Visiting Playwright, Garrett Zuercher, February 29 thru March 1

  • Thursday, February 29, 2024, 7 p.m., Black Box Theater, Reading and Conversation
  • Friday, March 1, 2024, 10 a.m., Black Box Theater, Playwriting Workshop
  • Friday, March 1, 2024, 12 p.m., Room 8-200, Playwriting Workshop

Garrett Zuercher (he/him) is a profoundly Deaf theater and film artist and award-winning playwright who holds an MFA from Hunter College, class of 2022. Based in New York City, he serves as the founding artistic director of Deaf Broadway, for which he is currently producing an all-Deaf, all-ASL staging of Stephen Sondheim’s Company at Lincoln Center in the summer of 2023, in which he will also star. Recently, he was awarded a residency commission from The Shed to create an original narrative piece about the lives and work of Deaf artists, which will be produced on the mainstage in the summer of 2024. His most recent short film, “Flirting (With Possibilities),” continues to garner honors at film festivals around the world. Dedicated to bringing authentic Deaf voices to the mainstream, he continues to advocate for awareness and representation within the theatre and film industries. For more, please visit garrettzuercher.com.

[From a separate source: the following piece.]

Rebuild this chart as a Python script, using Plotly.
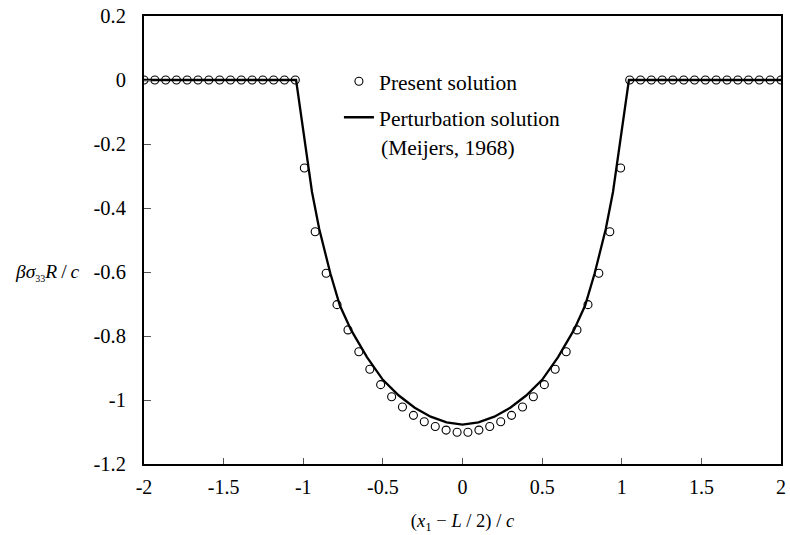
import plotly.graph_objects as go

# ---- data ----
zero_left_x = [-2.0, -1.932, -1.864, -1.796, -1.729, -1.661, -1.593, -1.525,
               -1.457, -1.389, -1.321, -1.254, -1.186, -1.118, -1.05]
zero_right_x = [1.05, 1.118, 1.186, 1.254, 1.321, 1.389, 1.457, 1.525,
                1.593, 1.661, 1.729, 1.796, 1.864, 1.932, 2.0]
curve_pos_x = [0.034, 0.103, 0.171, 0.240, 0.308, 0.377, 0.445, 0.514,
               0.582, 0.651, 0.719, 0.788, 0.856, 0.925, 0.993]
curve_pos_y = [-1.101, -1.094, -1.083, -1.068, -1.048, -1.022, -0.990, -0.952,
               -0.904, -0.849, -0.781, -0.702, -0.604, -0.474, -0.275]

present_x = (zero_left_x + [-v for v in reversed(curve_pos_x)] + curve_pos_x + zero_right_x)
present_y = ([0.0] * len(zero_left_x) + list(reversed(curve_pos_y)) + curve_pos_y
             + [0.0] * len(zero_right_x))

pert_pos_x = [0.0, 0.1, 0.2, 0.3, 0.4, 0.5, 0.6, 0.7, 0.77, 0.83, 0.9, 0.945, 1.045, 2.0]
pert_pos_y = [-1.077, -1.070, -1.052, -1.024, -0.986, -0.937, -0.866, -0.781,
              -0.705, -0.604, -0.465, -0.35, 0.0, 0.0]
pert_x = [-v for v in reversed(pert_pos_x)] + pert_pos_x[1:]
pert_y = list(reversed(pert_pos_y)) + pert_pos_y[1:]

x_ticks = [-2, -1.5, -1, -0.5, 0, 0.5, 1, 1.5, 2]
x_ticktext = ["-2", "-1.5", "-1", "-0.5", "0", "0.5", "1", "1.5", "2"]
y_ticks = [0.2, 0, -0.2, -0.4, -0.6, -0.8, -1, -1.2]
y_ticktext = ["0.2", "0", "-0.2", "-0.4", "-0.6", "-0.8", "-1", "-1.2"]

FONT = "Liberation Serif, Times New Roman, serif"
LEG = 21.5

fig = go.Figure()
fig.add_trace(go.Scatter(
    x=present_x, y=present_y, mode="markers", name="Present solution",
    legendgroup="a",
    marker=dict(symbol="circle-open", size=8, color="black", line=dict(width=1.1, color="black")),
))
fig.add_trace(go.Scatter(
    x=pert_x, y=pert_y, mode="lines", name="Perturbation solution",
    legendgroup="b",
    line=dict(color="black", width=2.3),
))

fig.update_layout(
    width=790, height=535,
    margin=dict(l=144, r=4, t=16, b=71),
    paper_bgcolor="white", plot_bgcolor="white",
    font=dict(family=FONT, size=20, color="black"),
    showlegend=True,
    legend=dict(
        x=0.306, y=0.9, xanchor="left", yanchor="top",
        bgcolor="rgba(0,0,0,0)", borderwidth=0,
        font=dict(family=FONT, size=LEG, color="black"),
        tracegroupgap=5, valign="top",
    ),
    xaxis=dict(
        range=[-2, 2], tickvals=x_ticks, ticktext=x_ticktext,
        showgrid=False, zeroline=False,
        showline=True, linecolor="black", linewidth=2, mirror=True,
        ticks="inside", ticklen=6, tickcolor="#555", tickwidth=1,
        ticklabelstandoff=4,
        tickfont=dict(family=FONT, size=20, color="black"),
        title=dict(text="(<i>x</i><sub>1</sub> − <i>L</i> / 2) / <i>c</i>",
                   font=dict(family=FONT, size=18.5, color="black"), standoff=17),
    ),
    yaxis=dict(
        range=[-1.2, 0.2], tickvals=y_ticks, ticktext=y_ticktext,
        showgrid=False, zeroline=False,
        showline=True, linecolor="black", linewidth=2, mirror=True,
        ticks="inside", ticklen=7, tickcolor="#555", tickwidth=1,
        ticklabelstandoff=12,
        tickfont=dict(family=FONT, size=20.5, color="black"),
    ),
)

fig.add_annotation(
    xref="paper", yref="y", x=-0.2056, y=-0.6, xanchor="left", yanchor="middle",
    text="<i>βσ</i><sub><span style='font-size:10px'>33</span></sub><i>R</i>\u2009/\u2009<i>c</i>",
    showarrow=False,
    font=dict(family=FONT, size=19.5, color="black"),
)
fig.add_annotation(
    xref="paper", yref="y", x=(380.7 - 144) / 642, y=-0.213, xanchor="left", yanchor="middle",
    text="(Meijers, 1968)", showarrow=False,
    font=dict(family=FONT, size=LEG, color="black"),
)

fig.write_html("out.html")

Visiting Nonfiction Writer, Ingrid Rojas Contreras, March 13

  • Pre-recorded Reading (link TBA)
  • Live Zoom CNF Workshop, Wednesday, March 13, 2024, 12 p.m. to 12:50 p.m. 

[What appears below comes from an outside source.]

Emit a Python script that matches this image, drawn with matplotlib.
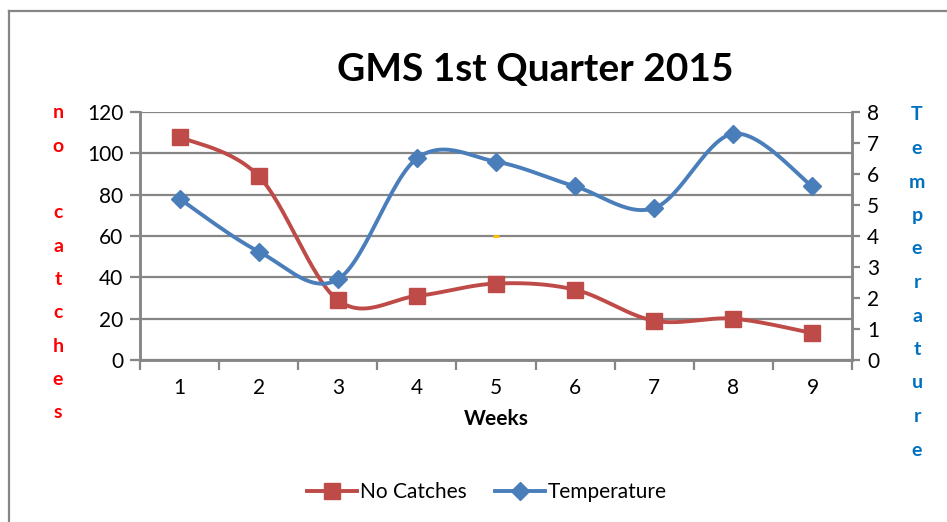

Ingrid Rojas Contreras was born and raised in Bogotá, Colombia. Hailed as “original, politically daring, and passionately written” by Vogue, her first novel Fruit of the Drunken Tree earned the silver medal winner in First Fiction from the California Book Awards, was longlisted for the International Dublin Literary Award, and was a New York Times Editor’s Choice, an Indie Next Pick, and a Barnes and Noble “Discover Great New Writers” selection. Her debut memoir The Man Who Could Move Clouds is a National Book Award Finalist in Non-fiction and was named a Best Book of the Year by TIME, People, NPR, Vanity Fair, Boston Globe, among others. Rojas Contreras brings readers into her childhood, where her grandfather, Nono, was a renowned community healer gifted with “the secrets”: powers that included talking to the dead, fortunetelling, treating the sick, and moving the clouds. The Man Who Could Move Clouds interweaves enchanting family lore, Colombian history, and a reckoning with the bounds of reality. Ingrid Rojas Contreras’ essays and short stories have appeared in The New York Times Magazine, The Cut, Nylon, and Guernica, among others. She has received numerous awards and fellowships from Bread Loaf Writer’s Conference, VONA, Hedgebrook, the Camargo Foundation, and the National Association of Latino Arts and Culture. Rojas Contreras is a Visiting Writer at the University of San Francisco.